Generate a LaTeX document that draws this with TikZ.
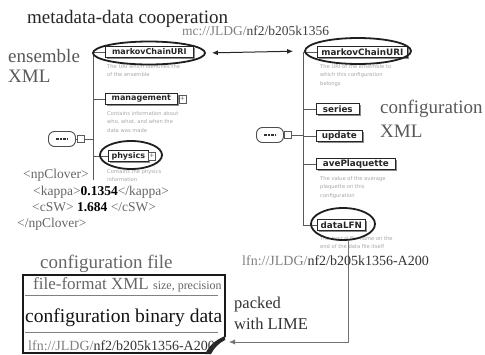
\documentclass[tikz,border=0pt]{standalone}
\usepackage{fontspec}
\setmainfont{Liberation Serif}
\newfontfamily\elfont{DejaVu Sans}
\usetikzlibrary{shapes.geometric,arrows.meta,shadows}
\newcommand{\myfs}[1]{\fontsize{#1}{#1}\selectfont}
\begin{document}
\begin{tikzpicture}[x=1pt,y=-1pt,
 txt/.style={inner sep=0pt, anchor=base west},
 big/.style={txt, font=\myfs{19}, text=black!65},
 elbox/.style={draw=black!85, line width=0.7pt, fill=white, inner sep=0pt, minimum height=11pt, text=black!85, anchor=west,
   drop shadow={shadow xshift=1.2pt, shadow yshift=-1.2pt, fill=black!45, opacity=1}},
 lfont/.style={font=\elfont\bfseries\myfs{8}},
 rfont/.style={font=\elfont\bfseries\myfs{8.8}},
 desc/.style={inner sep=0pt, anchor=north west, font=\elfont\fontsize{5.2}{8.5}\selectfont, text=black!35, align=left},
 ell/.style={ellipse, draw=black!88, line width=1.8pt, inner sep=0pt},
 tree/.style={draw=black!65, line width=0.7pt},
 plusbox/.style={draw=black!65, line width=0.6pt, fill=white, minimum width=7pt, minimum height=8pt, inner sep=0pt, font=\elfont\myfs{6}, text=black!60},
 pill/.style={draw=black!70, line width=0.9pt, fill=white, rounded corners=6pt, minimum width=27pt, minimum height=15pt, inner sep=0pt},
 sq/.style={draw=black!65, line width=0.6pt, fill=white, minimum size=7pt, inner sep=0pt},
 xmltxt/.style={txt, font=\myfs{13.5}, text=black!60},
 arr/.style={-{Latex[length=6pt,width=5pt]}}
]
\useasboundingbox (0,0) rectangle (485,354);
\fill[white] (0,0) rectangle (485,354);

% titles
\node[txt, font=\myfs{19}, text=black!85] (title) at (27,23) {metadata-data cooperation};
\node[txt, font=\myfs{13.5}] (url) at (182,35) {\textcolor{black!50}{mc://JLDG/}\textcolor{black!75}{nf2/b205k1356}};
\node[big] (ens1) at (8,62) {ensemble};
\node[big] (ens2) at (8,82) {XML};
\node[big] (conf1) at (380,113) {configuration};
\node[big] (conf2) at (380,137) {XML};

% ---------- left schema ----------
\coordinate (lt) at (93,52);
\coordinate (lb) at (93,180);
\draw[tree] (lt) -- (lb);
\node[pill] (rootL) at (62,139) {};
\draw[black!80, line width=1.6pt, dash pattern=on 2.5pt off 1.2pt] ([xshift=-6pt]rootL.center) -- ([xshift=6pt]rootL.center);
\node[sq] (sqL) at (80.5,139) {};
\draw[tree] (rootL.east) -- (sqL.west);
\draw[tree] (sqL.east) -- (sqL.east -| lt);

\node[elbox, lfont, minimum width=88pt] (mcL) at (105,52) {markovChainURI};
\node[elbox, lfont, minimum width=72pt] (mgL) at (105,99) {management};
\node[plusbox] (pmg) at (182.5,99) {+};
\node[elbox, lfont, minimum width=40pt] (phL) at (108,156) {physics};
\node[plusbox] (pph) at (152,156) {+};
\draw[tree] (mcL.west -| lt) -- (mcL.west);
\draw[tree] (mgL.west -| lt) -- (mgL.west);
\draw[tree] (phL.west -| lt) -- (phL.west);

\node[desc] (dmcL) at (107,64) {The URI which identifies the\\of the ensemble};
\node[desc] (dmgL) at (107,111) {Contains information about\\who, what, and when the\\data was made};
\node[desc] (dphL) at (107,169) {Contains the physics\\information};

\node[ell, minimum width=112pt, minimum height=23pt] (elMcL) at (149,53) {};
\node[ell, minimum width=62pt, minimum height=28pt] (elPh) at (131,155) {};

% npClover
\node[xmltxt] (np1) at (23,178) {<npClover>};
\node[xmltxt] (np2) at (33,195) {<kappa>\textcolor{black}{\textbf{0.1354}}</kappa>};
\node[xmltxt] (np3) at (32,211) {<cSW> \textcolor{black}{\textbf{1.684}} </cSW>};
\node[xmltxt] (np4) at (17,227) {</npClover>};

% ---------- right schema ----------
\coordinate (rt) at (303,52);
\coordinate (rb) at (303,225);
\draw[tree] (rt) -- (rb);
\node[pill] (rootR) at (270,135) {};
\draw[black!80, line width=1.6pt, dash pattern=on 2.5pt off 1.2pt] ([xshift=-6pt]rootR.center) -- ([xshift=6pt]rootR.center);
\node[sq] (sqR) at (288,135) {};
\draw[tree] (rootR.east) -- (sqR.west);
\draw[tree] (sqR.east) -- (sqR.east -| rt);

\node[elbox, rfont, minimum width=90pt] (mcR) at (317,52) {markovChainURI};
\node[elbox, rfont, minimum width=43pt] (seR) at (316,109) {series};
\node[elbox, rfont, minimum width=46pt] (upR) at (316,136) {update};
\node[elbox, rfont, minimum width=79pt] (apR) at (316,164) {avePlaquette};
\node[elbox, rfont, minimum width=48pt] (dfR) at (317,225) {dataLFN};
\draw[tree] (mcR.west -| rt) -- (mcR.west);
\draw[tree] (seR.west -| rt) -- (seR.west);
\draw[tree] (upR.west -| rt) -- (upR.west);
\draw[tree] (apR.west -| rt) -- (apR.west);
\draw[tree] (dfR.west -| rt) -- (dfR.west);

\node[desc] (dmcR) at (320,64) {The URI of the ensemble to\\which this configuration\\belongs};
\node[desc] (dapR) at (320,176) {The value of the average\\plaquette on this\\configuration};
\node[desc] (ddfR) at (320,236) {The logical file name on the\\end of the data file itself};

\node[ell, minimum width=106pt, minimum height=26pt] (elMcR) at (358,51) {};
\node[ell, minimum width=64pt, minimum height=32pt] (elDF) at (343,224) {};

% metadata-data double arrow
\draw[{Latex[length=6pt,width=5pt]}-{Latex[length=6pt,width=5pt]}, line width=1pt, black!85, shorten <=6pt, shorten >=11pt] (elMcL.east) -- (elMcR.west);

% ---------- configuration file ----------
\node[txt, font=\myfs{19}, text=black!60] (cftitle) at (40,268) {configuration file};
\draw[line width=1.6pt, black!90] (206,353) -- (23,353) -- (23,275) -- (225,275) -- (225,337);
\fill[black!85] (225,336) .. controls (219,339) and (211,342) .. (205,354) -- (211,354) .. controls (214,348) and (219,343) .. (225,340) -- cycle;
\draw[black!50, line width=0.6pt] (25,295) -- (218,295);
\draw[black!50, line width=0.6pt] (25,332) -- (218,332);
\node[txt, font=\myfs{17}, text=black!60] (ff) at (33,289) {file-format XML \myfs{12}size, precision};
\node[txt, font=\myfs{19.5}, text=black!92] (cbd) at (25,322) {configuration binary data};
\node[txt, font=\myfs{14}] (lfnB) at (28,350) {\textcolor{black!50}{lfn://JLDG/}\textcolor{black!80}{nf2/b205k1356-A200}};

\coordinate (boxin) at (229,342);
\draw[arr, black!55, line width=0.8pt] ([xshift=5pt]elDF.south) |- (boxin);
\node[txt, font=\myfs{14}] (lfnR) at (242,265) {\textcolor{black!50}{lfn://JLDG/}\textcolor{black!80}{nf2/b205k1356-A200}};

\node[txt, font=\myfs{16.5}, text=black!80] (pk1) at (234,308) {packed};
\node[txt, font=\myfs{16.5}, text=black!80] (pk2) at (234,329) {with LIME};
\end{tikzpicture}
\end{document}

◇ ◇ ◇ ◇ ◇ ◇ ◇

Stated problem:
Drop the images and repeat the data exactly.

Exercise answer:
Generate a LaTeX document that draws this with TikZ.
\documentclass[tikz,border=0pt]{standalone}
\usepackage{fontspec}
\setmainfont{Liberation Serif}
\newfontfamily\elfont{DejaVu Sans}
\usetikzlibrary{shapes.geometric,arrows.meta,shadows}
\newcommand{\myfs}[1]{\fontsize{#1}{#1}\selectfont}
\begin{document}
\begin{tikzpicture}[x=1pt,y=-1pt,
 txt/.style={inner sep=0pt, anchor=base west},
 big/.style={txt, font=\myfs{19}, text=black!65},
 elbox/.style={draw=black!85, line width=0.7pt, fill=white, inner sep=0pt, minimum height=11pt, text=black!85, anchor=west,
   drop shadow={shadow xshift=1.2pt, shadow yshift=-1.2pt, fill=black!45, opacity=1}},
 lfont/.style={font=\elfont\bfseries\myfs{8}},
 rfont/.style={font=\elfont\bfseries\myfs{8.8}},
 desc/.style={inner sep=0pt, anchor=north west, font=\elfont\fontsize{5.2}{8.5}\selectfont, text=black!35, align=left},
 ell/.style={ellipse, draw=black!88, line width=1.8pt, inner sep=0pt},
 tree/.style={draw=black!65, line width=0.7pt},
 plusbox/.style={draw=black!65, line width=0.6pt, fill=white, minimum width=7pt, minimum height=8pt, inner sep=0pt, font=\elfont\myfs{6}, text=black!60},
 pill/.style={draw=black!70, line width=0.9pt, fill=white, rounded corners=6pt, minimum width=27pt, minimum height=15pt, inner sep=0pt},
 sq/.style={draw=black!65, line width=0.6pt, fill=white, minimum size=7pt, inner sep=0pt},
 xmltxt/.style={txt, font=\myfs{13.5}, text=black!60},
 arr/.style={-{Latex[length=6pt,width=5pt]}}
]
\useasboundingbox (0,0) rectangle (485,354);
\fill[white] (0,0) rectangle (485,354);

% titles
\node[txt, font=\myfs{19}, text=black!85] (title) at (27,23) {metadata-data cooperation};
\node[txt, font=\myfs{13.5}] (url) at (182,35) {\textcolor{black!50}{mc://JLDG/}\textcolor{black!75}{nf2/b205k1356}};
\node[big] (ens1) at (8,62) {ensemble};
\node[big] (ens2) at (8,82) {XML};
\node[big] (conf1) at (380,113) {configuration};
\node[big] (conf2) at (380,137) {XML};

% ---------- left schema ----------
\coordinate (lt) at (93,52);
\coordinate (lb) at (93,180);
\draw[tree] (lt) -- (lb);
\node[pill] (rootL) at (62,139) {};
\draw[black!80, line width=1.6pt, dash pattern=on 2.5pt off 1.2pt] ([xshift=-6pt]rootL.center) -- ([xshift=6pt]rootL.center);
\node[sq] (sqL) at (80.5,139) {};
\draw[tree] (rootL.east) -- (sqL.west);
\draw[tree] (sqL.east) -- (sqL.east -| lt);

\node[elbox, lfont, minimum width=88pt] (mcL) at (105,52) {markovChainURI};
\node[elbox, lfont, minimum width=72pt] (mgL) at (105,99) {management};
\node[plusbox] (pmg) at (182.5,99) {+};
\node[elbox, lfont, minimum width=40pt] (phL) at (108,156) {physics};
\node[plusbox] (pph) at (152,156) {+};
\draw[tree] (mcL.west -| lt) -- (mcL.west);
\draw[tree] (mgL.west -| lt) -- (mgL.west);
\draw[tree] (phL.west -| lt) -- (phL.west);

\node[desc] (dmcL) at (107,64) {The URI which identifies the\\of the ensemble};
\node[desc] (dmgL) at (107,111) {Contains information about\\who, what, and when the\\data was made};
\node[desc] (dphL) at (107,169) {Contains the physics\\information};

\node[ell, minimum width=112pt, minimum height=23pt] (elMcL) at (149,53) {};
\node[ell, minimum width=62pt, minimum height=28pt] (elPh) at (131,155) {};

% npClover
\node[xmltxt] (np1) at (23,178) {<npClover>};
\node[xmltxt] (np2) at (33,195) {<kappa>\textcolor{black}{\textbf{0.1354}}</kappa>};
\node[xmltxt] (np3) at (32,211) {<cSW> \textcolor{black}{\textbf{1.684}} </cSW>};
\node[xmltxt] (np4) at (17,227) {</npClover>};

% ---------- right schema ----------
\coordinate (rt) at (303,52);
\coordinate (rb) at (303,225);
\draw[tree] (rt) -- (rb);
\node[pill] (rootR) at (270,135) {};
\draw[black!80, line width=1.6pt, dash pattern=on 2.5pt off 1.2pt] ([xshift=-6pt]rootR.center) -- ([xshift=6pt]rootR.center);
\node[sq] (sqR) at (288,135) {};
\draw[tree] (rootR.east) -- (sqR.west);
\draw[tree] (sqR.east) -- (sqR.east -| rt);

\node[elbox, rfont, minimum width=90pt] (mcR) at (317,52) {markovChainURI};
\node[elbox, rfont, minimum width=43pt] (seR) at (316,109) {series};
\node[elbox, rfont, minimum width=46pt] (upR) at (316,136) {update};
\node[elbox, rfont, minimum width=79pt] (apR) at (316,164) {avePlaquette};
\node[elbox, rfont, minimum width=48pt] (dfR) at (317,225) {dataLFN};
\draw[tree] (mcR.west -| rt) -- (mcR.west);
\draw[tree] (seR.west -| rt) -- (seR.west);
\draw[tree] (upR.west -| rt) -- (upR.west);
\draw[tree] (apR.west -| rt) -- (apR.west);
\draw[tree] (dfR.west -| rt) -- (dfR.west);

\node[desc] (dmcR) at (320,64) {The URI of the ensemble to\\which this configuration\\belongs};
\node[desc] (dapR) at (320,176) {The value of the average\\plaquette on this\\configuration};
\node[desc] (ddfR) at (320,236) {The logical file name on the\\end of the data file itself};

\node[ell, minimum width=106pt, minimum height=26pt] (elMcR) at (358,51) {};
\node[ell, minimum width=64pt, minimum height=32pt] (elDF) at (343,224) {};

% metadata-data double arrow
\draw[{Latex[length=6pt,width=5pt]}-{Latex[length=6pt,width=5pt]}, line width=1pt, black!85, shorten <=6pt, shorten >=11pt] (elMcL.east) -- (elMcR.west);

% ---------- configuration file ----------
\node[txt, font=\myfs{19}, text=black!60] (cftitle) at (40,268) {configuration file};
\draw[line width=1.6pt, black!90] (206,353) -- (23,353) -- (23,275) -- (225,275) -- (225,337);
\fill[black!85] (225,336) .. controls (219,339) and (211,342) .. (205,354) -- (211,354) .. controls (214,348) and (219,343) .. (225,340) -- cycle;
\draw[black!50, line width=0.6pt] (25,295) -- (218,295);
\draw[black!50, line width=0.6pt] (25,332) -- (218,332);
\node[txt, font=\myfs{17}, text=black!60] (ff) at (33,289) {file-format XML \myfs{12}size, precision};
\node[txt, font=\myfs{19.5}, text=black!92] (cbd) at (25,322) {configuration binary data};
\node[txt, font=\myfs{14}] (lfnB) at (28,350) {\textcolor{black!50}{lfn://JLDG/}\textcolor{black!80}{nf2/b205k1356-A200}};

\coordinate (boxin) at (229,342);
\draw[arr, black!55, line width=0.8pt] ([xshift=5pt]elDF.south) |- (boxin);
\node[txt, font=\myfs{14}] (lfnR) at (242,265) {\textcolor{black!50}{lfn://JLDG/}\textcolor{black!80}{nf2/b205k1356-A200}};

\node[txt, font=\myfs{16.5}, text=black!80] (pk1) at (234,308) {packed};
\node[txt, font=\myfs{16.5}, text=black!80] (pk2) at (234,329) {with LIME};
\end{tikzpicture}
\end{document}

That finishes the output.